4.22.1.2. Proxy behavior

The SIP proxy allows SIP signaling (accepting SIP messages on the TCP port 5060) and the dynamic RTP traffic through the firewall without compromising the security of the firewall and the defended network. Ports are dynamically opened through the firewall based on information received in the signaling traffic. The signaling part of the protocol is inspected on the application level for protocol conformance: SIP proxy enforces the standards, protecting the network from attacks violating the protocol. This is especially important since SIP clients and even servers are rarely designed with security in mind and many of them have issues from a security point of view. As an application level gateway, Zorp parses, checks, and rebuilds every passing signaling request and response. The actual (audio, video, etc.) communication is not inspected, it is forwarded through Zorp on the kernel level using stateful package filtering. These connections are handled as related UDP connections. Furthermore, it is possible to perform NATing and connection marking (see the description of the SIP proxy classes for details).

When packets arrive to the port the SIP proxy is listening on, basic access control is performed based on the source IP address of the packets. Each and every request and response is inspected on the application level (Layer 7 in the OSI model). The requests and responses - including protocol elements like headers - are parsed and strictly checked for conformance with the SIP standards. The SIP proxy understands and enforces the SIP protocol as described in RFC 3261. The syntax and length of the various protocol elements (e.g.: length of lines, headers, requests, etc.) is checked in order to repel various attack forms based on malformed messages, such as buffer overflow attacks. The relation of the arriving packets relative to other packets and previous communication information is also inspected. Packets not conforming to the logic and workflow of the protocol (e.g.: responses without requests, etc.) are rejected. This step is important because SIP uses random ports for transferring the actual communication data (the RTP stream, e.g.: voice, video), and otherwise it would be possible to open covert channels through the firewall between machines, not only the intended VoIP communication between the two SIP endpoints (i.e. the caller and the receiver).
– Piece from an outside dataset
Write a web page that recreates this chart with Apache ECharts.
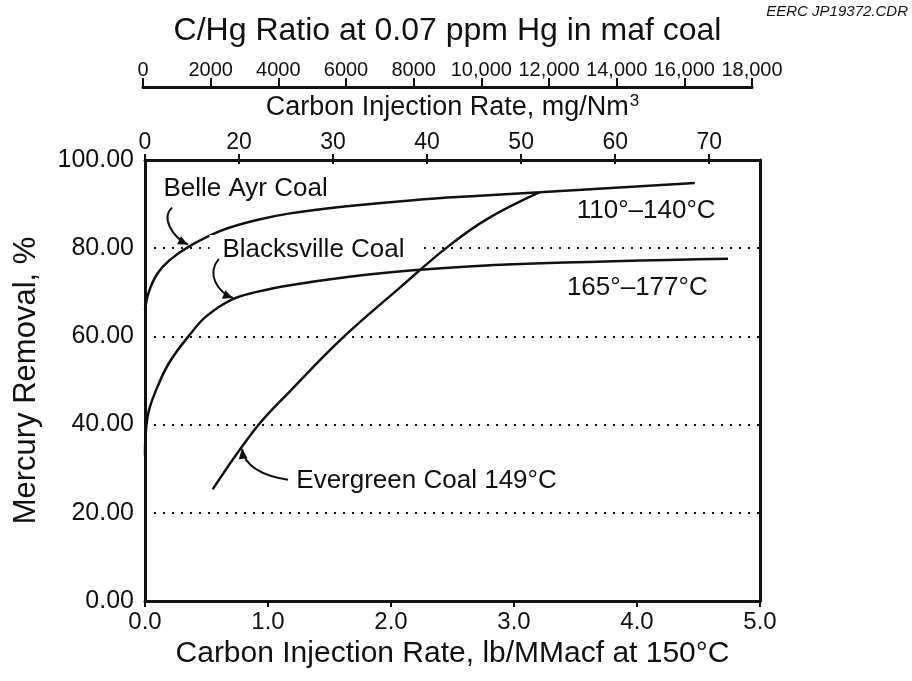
<!DOCTYPE html>
<html>
<head>
<meta charset="utf-8">
<title>Mercury removal vs carbon injection rate</title>
<script src="https://cdn.jsdelivr.net/npm/echarts@6/dist/echarts.min.js"></script>
<style>
    html, body { margin: 0; padding: 0; background: #fff; }
    #main { width: 912px; height: 681px; }
</style>
</head>
<body>
<div id="main"></div>
<script>
// 数据 (lb/MMacf, % removal)
const belleAyrX = [0, 0.03, 0.10, 0.20, 0.37, 0.63, 0.91, 1.18, 1.64, 2.18, 2.72, 3.21, 4.47];
const belleAyrY = [66, 70.0, 74.2, 77.3, 80.6, 84.1, 86.4, 87.9, 89.5, 90.9, 91.9, 92.7, 94.8];

// 起点沿纵轴 (0 ~ 33%) 与坐标轴重合
const blacksvilleX = [0, 0.006, 0.03, 0.10, 0.20, 0.37, 0.50, 0.71, 0.91, 1.18, 1.60, 2.18, 3.05, 4.74];
const blacksvilleY = [33, 38, 43, 48.5, 54.2, 60.6, 64.6, 68.4, 70.1, 71.6, 73.3, 75.0, 76.4, 77.6];

const evergreenX = [0.55, 0.91, 1.18, 1.60, 2.07, 2.46, 2.78, 3.21];
const evergreenY = [25.3, 39.5, 47.6, 59.5, 71.0, 80.3, 86.6, 92.7];

// 顶部刻度
const mgTickValues = [10, 20, 30, 40, 50, 60, 70];
const mgTickLabels = ['0', '20', '30', '40', '50', '60', '70'];
const chgTickValues = [0, 2000, 4000, 6000, 8000, 10000, 12000, 14000, 16000, 18000];
const chgTickLabels = ['0', '2000', '4000', '6000', '8000', '10,000', '12,000', '14,000', '16,000', '18,000'];

// 标注
const noteText = ['Belle Ayr Coal', 'Blacksville Coal', '110°–140°C', '165°–177°C', 'Evergreen Coal 149°C'];
const noteAt = [[0.15, 93.5], [0.63, 79.6], [3.51, 88.5], [3.43, 71.1], [1.23, 27.3]];
// 箭头 (起点, 控制点1, 控制点2, 终点)
const arrowPaths = [
    [[0.22, 89.2], [0.13, 86.9], [0.22, 82.6], [0.35, 80.8]],
    [[0.60, 77.6], [0.50, 74.2], [0.585, 70.1], [0.715, 68.7]],
    [[1.163, 27.5], [0.951, 28.4], [0.805, 30.7], [0.789, 34.5]]
];

const FONT = "'Liberation Sans', Arial, Helvetica, sans-serif";
const INK = '#111';

const zip = (xs, ys) => xs.map((x, i) => [x, ys[i]]);

const lineSeries = (name, data) => ({
    name,
    type: 'line',
    data,
    xAxisIndex: 0,
    yAxisIndex: 0,
    smooth: 0.4,
    showSymbol: false,
    symbol: 'none',
    silent: true,
    lineStyle: {color: INK, width: 2.5},
    z: 5
});

const chart = echarts.init(document.getElementById('main'));

const option = {
    animation: false,
    backgroundColor: '#fff',
    textStyle: {fontFamily: FONT, color: INK},
    grid: [
        {left: 145, right: 152, top: 160, bottom: 80},
        {left: 143, right: 160, top: 87, height: 1}
    ],
    xAxis: [
        {   // 底部 lb/MMacf
            type: 'value', gridIndex: 0, position: 'bottom',
            min: 0, max: 5, interval: 1,
            name: 'Carbon Injection Rate, lb/MMacf at 150°C',
            nameLocation: 'middle', nameGap: 32,
            nameTextStyle: {fontSize: 30, color: INK, fontFamily: FONT},
            axisLine: {onZero: false, lineStyle: {color: INK, width: 3}},
            axisTick: {length: 6, lineStyle: {color: INK, width: 2}},
            axisLabel: {fontSize: 24, color: INK, margin: 9, formatter: v => v.toFixed(1)},
            splitLine: {show: false}
        },
        {   // 顶部 mg/Nm3
            type: 'value', gridIndex: 0, position: 'top',
            min: 10, max: 75.4, interval: 10,
            name: 'Carbon Injection Rate, mg/Nm{sup|3}',
            nameLocation: 'middle', nameGap: 38,
            nameTextStyle: {
                fontSize: 27, color: INK, fontFamily: FONT,
                rich: {sup: {fontSize: 17, color: INK, fontFamily: FONT, verticalAlign: 'top', padding: [0, 0, 12, 1]}}
            },
            axisLine: {onZero: false, lineStyle: {color: INK, width: 3}},
            axisTick: {length: 6, customValues: mgTickValues, lineStyle: {color: INK, width: 2}},
            axisLabel: {
                fontSize: 23, color: INK, margin: 6, customValues: mgTickValues,
                formatter: v => mgTickLabels[mgTickValues.indexOf(v)]
            },
            splitLine: {show: false}
        },
        {   // 顶部内侧刻度
            type: 'value', gridIndex: 0, position: 'top',
            min: 10, max: 75.4, interval: 10,
            axisLine: {show: false, onZero: false},
            axisTick: {inside: true, length: 4, customValues: mgTickValues, lineStyle: {color: INK, width: 2}},
            axisLabel: {show: false},
            splitLine: {show: false}
        },
        {   // C/Hg
            type: 'value', gridIndex: 1, position: 'top',
            min: 0, max: 18000, interval: 2000,
            name: 'C/Hg Ratio at 0.07 ppm Hg in maf coal',
            nameLocation: 'middle', nameGap: 40,
            nameTextStyle: {fontSize: 32, color: INK, fontFamily: FONT},
            axisLine: {onZero: false, lineStyle: {color: INK, width: 3}},
            axisTick: {length: 9, lineStyle: {color: INK, width: 2}},
            axisLabel: {
                fontSize: 20, color: INK, margin: 7,
                formatter: v => chgTickLabels[chgTickValues.indexOf(v)]
            },
            splitLine: {show: false}
        }
    ],
    yAxis: [
        {
            type: 'value', gridIndex: 0, position: 'left',
            min: 0, max: 100, interval: 20,
            name: 'Mercury Removal, %',
            nameLocation: 'middle', nameGap: 103,
            nameTextStyle: {fontSize: 31, color: INK, fontFamily: FONT},
            axisLine: {onZero: false, lineStyle: {color: INK, width: 3}},
            axisTick: {show: false},
            axisLabel: {fontSize: 25, color: INK, margin: 11, formatter: v => v.toFixed(2)},
            splitLine: {show: true, lineStyle: {color: INK, width: 2, type: [2, 7]}}
        },
        {
            type: 'value', gridIndex: 0, position: 'right',
            min: 0, max: 100,
            axisLine: {show: true, onZero: false, lineStyle: {color: INK, width: 3}},
            axisTick: {show: false},
            axisLabel: {show: false},
            splitLine: {show: false}
        },
        {type: 'value', gridIndex: 1, min: 0, max: 1, show: false}
    ],
    series: [
        lineSeries('Belle Ayr Coal', zip(belleAyrX, belleAyrY)),
        lineSeries('Blacksville Coal', zip(blacksvilleX, blacksvilleY)),
        lineSeries('Evergreen Coal', zip(evergreenX, evergreenY))
    ]
};
chart.setOption(option);

// 标注与箭头
const toPx = p => chart.convertToPixel({xAxisIndex: 0, yAxisIndex: 0}, p);

const arrowHead = (tip, from) => {
    let dx = tip[0] - from[0], dy = tip[1] - from[1];
    let len = Math.sqrt(dx * dx + dy * dy) || 1;
    let ux = dx / len, uy = dy / len;
    let bx = tip[0] - ux * 10, by = tip[1] - uy * 10;
    return [tip, [bx - uy * 4.5, by + ux * 4.5], [bx + uy * 4.5, by - ux * 4.5]];
};

let elements = [];
noteText.forEach((t, i) => {
    let p = toPx(noteAt[i]);
    let style = {
        text: t, x: 0, y: 0, fontSize: 26, fontFamily: FONT, fill: INK,
        align: 'left', verticalAlign: 'middle'
    };
    if (i === 1) {
        style.backgroundColor = '#fff';
        style.padding = [2, 16, 2, 13];
    }
    elements.push({type: 'text', x: p[0] - (i === 1 ? 13 : 0), y: p[1], z: 10, style});
});

arrowPaths.forEach(path => {
    let pts = path.map(toPx);
    elements.push({
        type: 'bezierCurve', z: 11,
        shape: {
            x1: pts[0][0], y1: pts[0][1],
            cpx1: pts[1][0], cpy1: pts[1][1],
            cpx2: pts[2][0], cpy2: pts[2][1],
            x2: pts[3][0], y2: pts[3][1]
        },
        style: {stroke: INK, lineWidth: 2, fill: null}
    });
    elements.push({
        type: 'polygon', z: 11,
        shape: {points: arrowHead(pts[3], pts[2])},
        style: {fill: INK}
    });
});

elements.push({
    type: 'text', right: 4, top: 4, z: 10,
    style: {text: 'EERC JP19372.CDR', fontSize: 15, fontStyle: 'italic', fontFamily: FONT, fill: INK}
});

chart.setOption({graphic: elements});
</script>
</body>
</html>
The payload (SDP) part of the communication is parsed as well and modified if network address translation (NAT) is used. In this case, the addresses and dynamic ports used by the RTP traffic stream have to be modified accordingly. After all these sanity checks the policy settings of the firewall are consulted. Address, and media type filtering is performed (e.g.: to allow only voice traffic to/from specific addresses). Network address translation is also performed at this step if required.

Access control on the RTP stream part of the protocol is performed separately. This is important because RTP and signaling streams can have different access control settings. If SIP servers or a SIP proxy is used on some part of the network, the signaling and the RTP streams originate from different sources. (In such situation, the signaling is originating from the proxy, but the RTP stream arrives directly from the actual client. However, such a situation could also be used to initiate covert channels.)

The proxy supports the use of secondary sessions as described in Section 2.2, Secondary sessions.